Border dwellers, intercessors, Guardians of the Gap are all word pictures of those who stand before God as representatives – minding the gap between the Creator and his creation. Maybe there are times when, unlike the birds, we feel so earthbound that the other side of the gap looks impossibly distant – like a shimmering mirage, always out of reach.
However unrealistic our requests may seem, as we stand before God in the gap, it is HE himself who draws near to meet us to receive from us what we bear to him.
And it is very important that we do hand over the petitions and pain that we carry. If we try to bear them alone, and get stuck in the awful brokenness and insecurities that surround us and are in us, we will be overcome by the darkness and agony of it all.
St Swithin wrote words that could apply to and challenge our standing in the gap:
Saviour divine, hear my request,
Make me a partner of your pain
In solace let me never rest, since thou
In sorrow dost remain
And if it be thy glorious will
That I shall taste of this thy cup,
Lo! here thy pleasure to fulfil,
Myself I wholly offer up.
Make me a partner of your pain – not the sole pain-bearer. God alone can take that awful weight. And God delights to receive our prayers and use them as the very stuff of his ongoing redemption of creation. Doesn’t that give us an amazing sense of privilege and responsibility?
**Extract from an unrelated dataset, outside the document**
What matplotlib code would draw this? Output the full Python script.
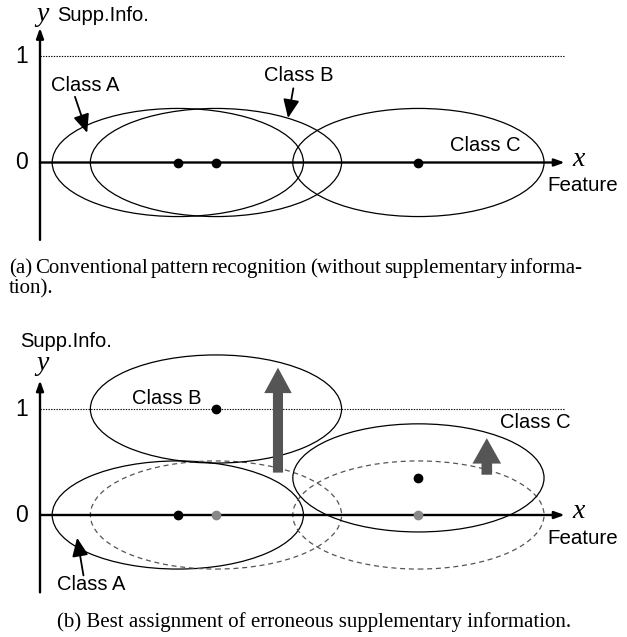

I think Paul came nearest to fulfilling St Swithin’s words when he wrote ‘I have great sorrow and unceasing anguish in my heart. For I could wish that I myself were accursed and cut off from Christ for the sake of my own people’ - ‘Myself I wholly offer up’. Is that nor another example of true pastoral intercession?
As partners of God’s pain we are not asking him to change his mind but to share some of his compassion with us (and I often wonder if we actually realise the magnitude of what we are asking? Can we drink that cup?) It will certainly be no sinecure. Minding the gap can indeed be very costly as we were reminded earlier.
For Jesus it meant quite literally doing that, as on the cross he hung between heaven and earth becoming our Great High Priest and Intercessor.
He longed passionately to see God’s kingdom come on earth fully, and as day by day we pray with intercessory love, more of that kingdom will be released into the world whereby love’s redeeming work throughout creation WILL be done.
Day after day, O Lord of my life
Shall I stand before Thee face to face?
With folded hands, O Lord of my life.
Shall I stand before Thee, face to face?
Under Thy great sky in solitude and silence
Shall I stand before Thee, face to face?
In this laborious world of Thine.
Tumultuous with toil and struggle
Among hurrying crowds,
Shall I stand before Thee face to face?
And when my work shall be done in this world,
O King of Kings,
Alone and speechless, Shall I stand to face?